One would like to read some of the replies from her correspondents, especially from the philosopher Philippa Foot, who was in some respects her most constant and intelligent friend and correspondent, from undergraduate days until the sad closing twilight years. (A note tells us that when Iris became ill, Philippa was the only person with whom she could be left in her husband John Bayley’s absence.) If we did have at least some of the correspondents’ letters to set beside Iris’s own, then it might be possible, from this immense volume, to see her in clearer focus.
At one point, the editors quote something written back to Iris by Hicks, when they were both in their fifties: ‘Dearest Iris, By God, that was the happiest meeting with you… and I wept with pleasure on the Tube going back to the office. What an absolute darling you are!’
The funny thing is, there is probably not one of her many correspondents who would not have written the same — even Brigid Brophy, with whom Iris had a rather passionate affair, and who, for a brief period, clearly wrote Iris vitriolic letters. Iris’s old philosophy tutor, Donald MacKinnon, who deeply resented his portrayal as Barney Drumm in her Irish novel, The Red and the Green, appears to be almost the only person in the world who ever disliked her. She was deeply and instantaneously lovable. In what that lovability consisted, one would be hard put to define.
An only child of loving parents (she described her childhood as a ‘perfect Trinity of love’) she developed an insatiable social appetite and had an enormous acquaintance. A letter written to Philippa during the second world war, when Iris was working at the Treasury, aged 22 or 23, recorded:
“I feel a bit Tchekov [sic] at the moment. Questions such as ‘What is the significance of life?’ which I know to be strictly meaningless assume a sort of expressive meaning. I have a great many friends in London — I have lunch or dinner with a different person every day.
Nor does she really distinguish between friends and lovers. In 1964, when she was in her mid-forties, she wrote: ‘I am not at the moment in love with anyone thank God. Instead, I am sort of quasi in love with about ten of my friends.’
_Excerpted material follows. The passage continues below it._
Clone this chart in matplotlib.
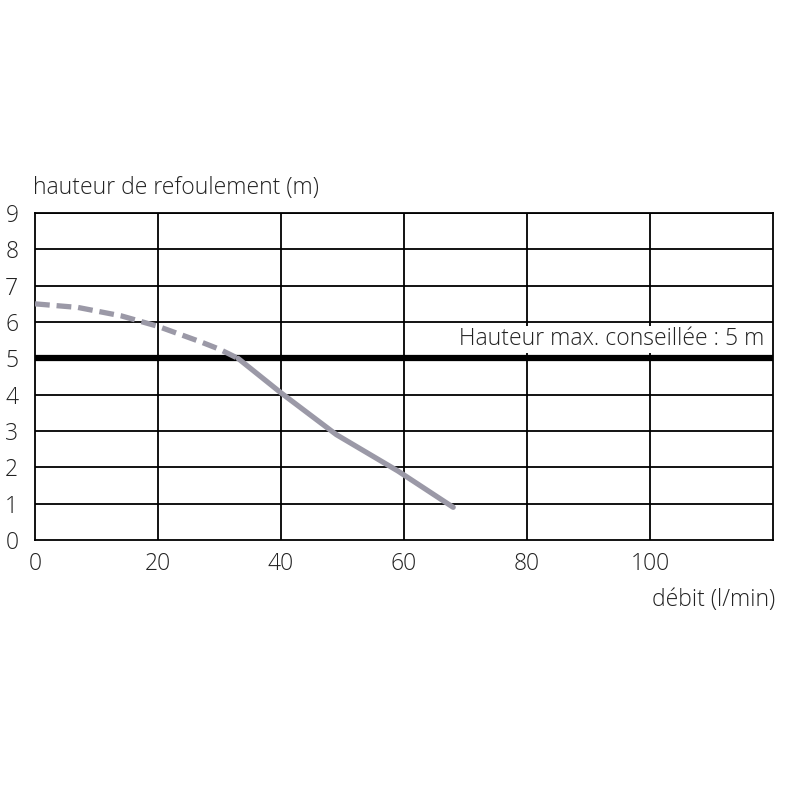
import matplotlib
matplotlib.use("Agg")
import matplotlib.pyplot as plt

# Data
dashed_x = [0, 7, 14, 20, 27, 30, 33]
dashed_y = [6.5, 6.4, 6.17, 5.88, 5.45, 5.25, 5.0]
solid_x = [33, 40, 49, 59, 68]
solid_y = [5.0, 4.05, 2.9, 1.9, 0.9]
max_height = 5
x_ticks = [0, 20, 40, 60, 80, 100]
y_ticks = list(range(0, 10))

plt.rcParams['font.family'] = ['Open Sans', 'DejaVu Sans']
curve_color = '#9b99a7'
text_color = '#222222'
fs = 16.5

fig = plt.figure(figsize=(8, 8), dpi=100)
ax = fig.add_axes([35/800, 1 - 540/800, (773-35)/800, (540-213)/800])
ax.set_xlim(0, 120)
ax.set_ylim(0, 9)

for x in x_ticks[1:]:
    ax.axvline(x, color='black', lw=1.3, zorder=1)
for y in y_ticks[1:]:
    ax.axhline(y, color='black', lw=1.3, zorder=1)

ax.plot(dashed_x, dashed_y, color=curve_color, lw=3.8, ls=(0, (2.8, 1.3)),
        solid_capstyle='butt', zorder=3)
ax.plot(solid_x, solid_y, color=curve_color, lw=3.8, solid_capstyle='round', zorder=3)

ax.text(118.6, 5.52, 'Hauteur max. conseillée : 5 m', ha='right', va='center',
        fontsize=fs, fontweight='light', color=text_color, zorder=2,
        bbox=dict(facecolor='white', edgecolor='none', pad=1))
ax.axhline(max_height, color='black', lw=4.5, zorder=2.5)

for s in ax.spines.values():
    s.set_linewidth(1.3)
    s.set_color('black')

ax.set_xticks(x_ticks)
ax.set_yticks(y_ticks)
ax.tick_params(length=0, labelsize=fs, colors=text_color)
ax.tick_params(axis='x', pad=9)
ax.tick_params(axis='y', pad=12)
for lab in ax.get_xticklabels() + ax.get_yticklabels():
    lab.set_fontweight('light')

fig.text(33/800, 1 - 188/800, 'hauteur de refoulement (m)', ha='left', va='center',
         fontsize=fs, fontweight='light', color=text_color)
fig.text(775/800, 1 - 600/800, 'débit (l/min)', ha='right', va='center',
         fontsize=fs, fontweight='light', color=text_color)

fig.savefig('out.png', dpi=100, facecolor='white')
To one of these, the political philosopher Michael Oakeshott, she wrote: ‘I hope you don’t mind these letters that just go on and on.’ Whether he minded them or not, he kept them, as did all these correspondents, providing a challenge for the editors. About herself, Iris was clear-sighted. She wrote to Brigid Brophy: ‘I am not a great writer. Neither are you.’ To Philippa Foot, she admitted, by the late 1970s, that ‘I haven’t read any serious philosophy for ages.’ Yet, fatefully, she accepted the invitation to give the Gifford lecturers in Scotland in the 1980s, a challenge to which she was not equal, as made clear by the disastrous book based on those lectures: Metaphysics as a Guide to Morals. By then, long before she developed Alzheimer’s, she had begun to disintegrate as a writer.
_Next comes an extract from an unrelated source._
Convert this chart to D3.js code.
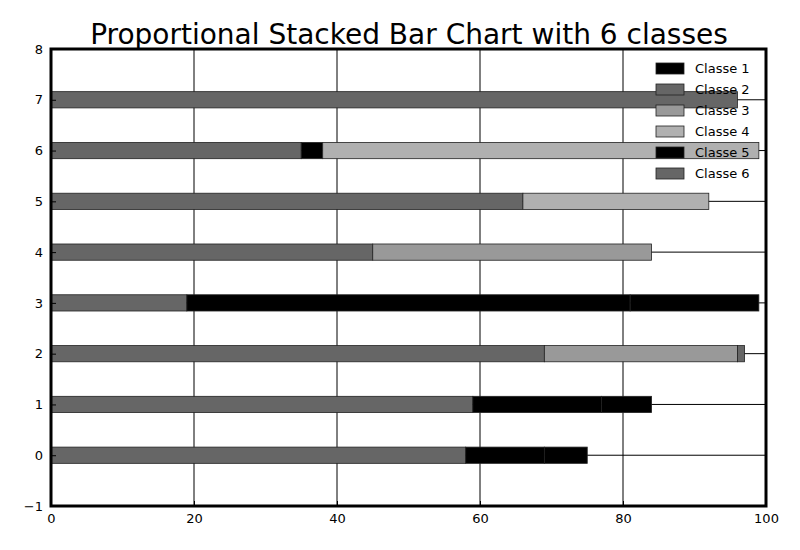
<!DOCTYPE html>
<html><head><meta charset="utf-8">
<script src="https://cdn.jsdelivr.net/npm/d3@7"></script>
<style>body{margin:0;background:#fff}</style>
</head><body><div id="chart"></div>
<script>
var rows = [0, 1, 2, 3, 4, 5, 6, 7]
var classes = ["Classe 1", "Classe 2", "Classe 3", "Classe 4", "Classe 5", "Classe 6"]
var colors = ["#000000", "#666666", "#999999", "#b0b0b0", "#000000", "#666666"]
var classe1 = [6, 7, 0, 18, 0, 0, 0, 0]
var classe2 = [58, 59, 69, 19, 45, 66, 35, 96]
var classe3 = [0, 0, 27, 0, 39, 0, 0, 0]
var classe4 = [0, 0, 0, 0, 0, 26, 61, 0]
var classe5 = [11, 18, 0, 62, 0, 0, 3, 0]
var classe6 = [0, 0, 1, 0, 0, 0, 0, 0]
var values = [classe1, classe2, classe3, classe4, classe5, classe6]
var stackOrder = [1, 4, 0, 2, 3, 5]
var xTicks = [0, 20, 40, 60, 80, 100]
var yTicks = [-1, 0, 1, 2, 3, 4, 5, 6, 7, 8]

var margin = {left:51, right:34, top:49, bottom:44}
var width = 800 - margin.left - margin.right
var height = 550 - margin.top - margin.bottom

var svg = d3.select("#chart").append("svg")
  .attr("width", 800).attr("height", 550)
  .style("font-family", "DejaVu Sans")

var g = svg.append("g")
  .attr("transform", "translate(" + margin.left + "," + margin.top + ")")

var x = d3.scaleLinear().domain([0, 100]).range([0, width])
var y = d3.scaleLinear().domain([-1, 8]).range([height, 0])

// grid
g.selectAll(".vg").data(xTicks).enter().append("line")
  .attr("x1", d => x(d)).attr("x2", d => x(d)).attr("y1", 0).attr("y2", height)
  .attr("stroke", "#000").attr("stroke-width", 1)
g.selectAll(".hg").data(yTicks).enter().append("line")
  .attr("y1", d => y(d)).attr("y2", d => y(d)).attr("x1", 0).attr("x2", width)
  .attr("stroke", "#000").attr("stroke-width", 1)

// bars
var bh = y(0) - y(0.32)
rows.forEach(function(r, i) {
  var acc = 0
  stackOrder.forEach(function(c) {
    var v = values[c][i]
    if (v > 0) {
      g.append("rect")
        .attr("x", x(acc)).attr("width", x(acc + v) - x(acc))
        .attr("y", y(r) - bh / 2).attr("height", bh)
        .attr("fill", colors[c]).attr("stroke", "#222").attr("stroke-width", 0.8)
      acc += v
    }
  })
})

// axes
var xAxis = d3.axisBottom(x).tickValues(xTicks).tickSizeInner(-5).tickSizeOuter(0).tickPadding(8)
g.append("g").attr("transform", "translate(0," + height + ")").call(xAxis)
var yAxis = d3.axisLeft(y).tickValues(yTicks).tickSizeInner(-5).tickSizeOuter(0).tickPadding(8)
g.append("g").call(yAxis)
g.selectAll(".domain").remove()
g.selectAll(".tick text").attr("font-size", 13).attr("font-family", "DejaVu Sans").attr("fill", "#000")

// frame
g.append("rect").attr("width", width).attr("height", height)
  .attr("fill", "none").attr("stroke", "#000").attr("stroke-width", 3)

svg.append("text").attr("x", 409).attr("y", 44).attr("text-anchor", "middle")
  .attr("font-size", 28).text("Proportional Stacked Bar Chart with 6 classes")

// legend
var lg = g.append("g").attr("transform", "translate(605,14)")
classes.forEach(function(c, i) {
  lg.append("rect").attr("x", 0).attr("y", i * 21).attr("width", 28).attr("height", 11)
    .attr("fill", colors[i]).attr("stroke", "#222").attr("stroke-width", 0.8)
  lg.append("text").attr("x", 39).attr("y", i * 21 + 10).attr("font-size", 13).text(c)
})
</script>
</body></html>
The best letters in this collection were not written to friends but to the editor of the Times, and they express her dismay at what politicians were doing to the educational system. ‘While we have selective universities (and non-selective universities are not universities), we must have selective schooling.’ Her words went unheeded, and subsequent generations have tried to repair the catastrophic damage done by succeeding secretaries of state for education in the 1970s.
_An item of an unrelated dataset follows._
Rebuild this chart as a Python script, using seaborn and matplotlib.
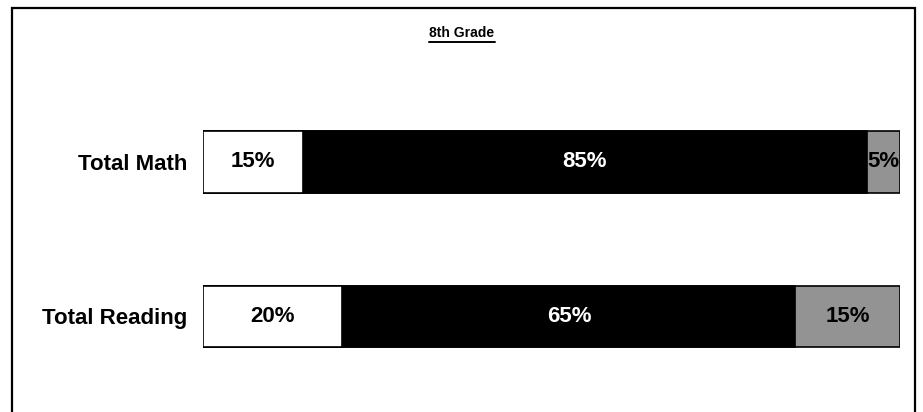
import numpy as np
import pandas as pd
import seaborn as sns
import matplotlib.pyplot as plt
from matplotlib.patches import Rectangle
from matplotlib.lines import Line2D

# --- data ---
subjects = ["Total Math", "Total Reading"]
white_part = [15, 20]
black_part = [85, 65]
gray_part = [5, 15]
title = "8th Grade"

# the bars are normalised to 100% of their own total
df = pd.DataFrame({"subject": subjects, "w": white_part, "b": black_part, "g": gray_part})
tot = df[["w", "b", "g"]].sum(axis=1)
for c in ["w", "b", "g"]:
    df[c + "_pct"] = df[c] / tot * 100
df["cum_w"] = df["w_pct"]
df["cum_b"] = df["w_pct"] + df["b_pct"]
df["cum_g"] = df["cum_b"] + df["g_pct"]

sns.set_theme(style="white")
plt.rcParams["font.family"] = ["Liberation Sans", "DejaVu Sans"]

fig = plt.figure(figsize=(9.23, 4.12), dpi=100)
W, H = 923, 412

# outer frame (runs off the bottom like the reference)
fig.patches.append(Rectangle((12 / W, -0.05), (915 - 12) / W, 1 - 8 / H + 0.05,
                             transform=fig.transFigure, fill=False,
                             edgecolor="black", lw=1.6))

ax = fig.add_axes([203 / W, 0, (900 - 203) / W, (412 - 46) / H])

# stacked trick: draw cumulative totals back to front
layers = [("cum_g", "#939393"), ("cum_b", "black"), ("cum_w", "white")]
for col, colr in layers:
    sns.barplot(data=df, y="subject", x=col, orient="h", color=colr,
                edgecolor="black", linewidth=1.2, width=0.4, ax=ax,
                saturation=1)

ax.set_xlim(0, 100)
ax.set_ylim(1 + (412 - 316.5) / 154.5, -0.75)
for s in ax.spines.values():
    s.set_visible(False)
ax.set_xticks([])
ax.set_xlabel("")
ax.set_ylabel("")
ax.tick_params(axis="y", length=0, pad=11.5)
for lbl in ax.get_yticklabels():
    lbl.set_fontsize(16)
    lbl.set_fontweight("bold")
    lbl.set_color("black")

# value labels centred in each segment
for i, row in df.iterrows():
    starts = [0, row["cum_w"], row["cum_b"]]
    widths = [row["w_pct"], row["b_pct"], row["g_pct"]]
    vals = [row["w"], row["b"], row["g"]]
    tcols = ["black", "white", "black"]
    for s0, wd, v, tc in zip(starts, widths, vals, tcols):
        ax.text(s0 + wd / 2, i, f"{v}%", ha="center", va="center",
                fontsize=16, fontweight="bold", color=tc)

# underlined title
t = fig.text(462 / W, 1 - 33 / H, title, ha="center", va="center",
             fontsize=10, fontweight="bold", color="black")
fig.canvas.draw()
bb = t.get_window_extent().transformed(fig.transFigure.inverted())
fig.add_artist(Line2D([bb.x0, bb.x1], [bb.y0 - 0.004, bb.y0 - 0.004],
                      transform=fig.transFigure, color="black", lw=1.4))

fig.savefig("out.png", dpi=100)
As someone who had the enormous privilege of knowing, and loving, Iris, I naturally fell on this book with eagerness. How the editors were meant to tackle their task, I do not know. A slim selection of these letters, none of which are really very interesting, would have provoked the response: ‘What was the point of publishing that?’ Perhaps a great lump of a book like this was inevitable, given the length of the letters, and the extent of her correspondence. Sadly, though, although she was a prolific letter-writer, she was not a good one. This volume simply does not compare, let us say, with the letters of Ted Hughes, so beautifully edited by Christopher Reid; nor do their have the terse emotional coherence of Philip Larkin’s. They are, like her novels, an incoherent emotional ramble. And in the later ones — long before her mind unravelled — they reveal the lazy non-thinking and rather bogus-sounding ‘spirituality’ in which she liked to indulge. ‘I certainly don’t think Christ is to save us/everyone — I guess that Buddha will save more (and what about Krishna)…’ I should love to know if this means anything.
Yet she was not only a lovable being; she had also a very distinctive imagination. That almost-genius was on display in the best of her novels, such as The Bell, The Sea, the Sea and Bruno’s Dream, but it is not shown here. ‘Darling, was I awful last night?’, she asks Brophy in one of her shorter notes. ‘Dear girl, you are so necessary.’ Reading these words, I can hear Iris’s voice so clearly. It reminds me of a letter which I received from a friend after Iris had died, which quoted Auden’s lines on Yeats: ‘You were silly like us; your gift survived it all’, and I remember thinking — ‘Yes, OK, we may be silly, but surely not that bloody silly.’ Iris’s ‘gift’ survives in the best half dozen or so novels. The silliness survives in the letters.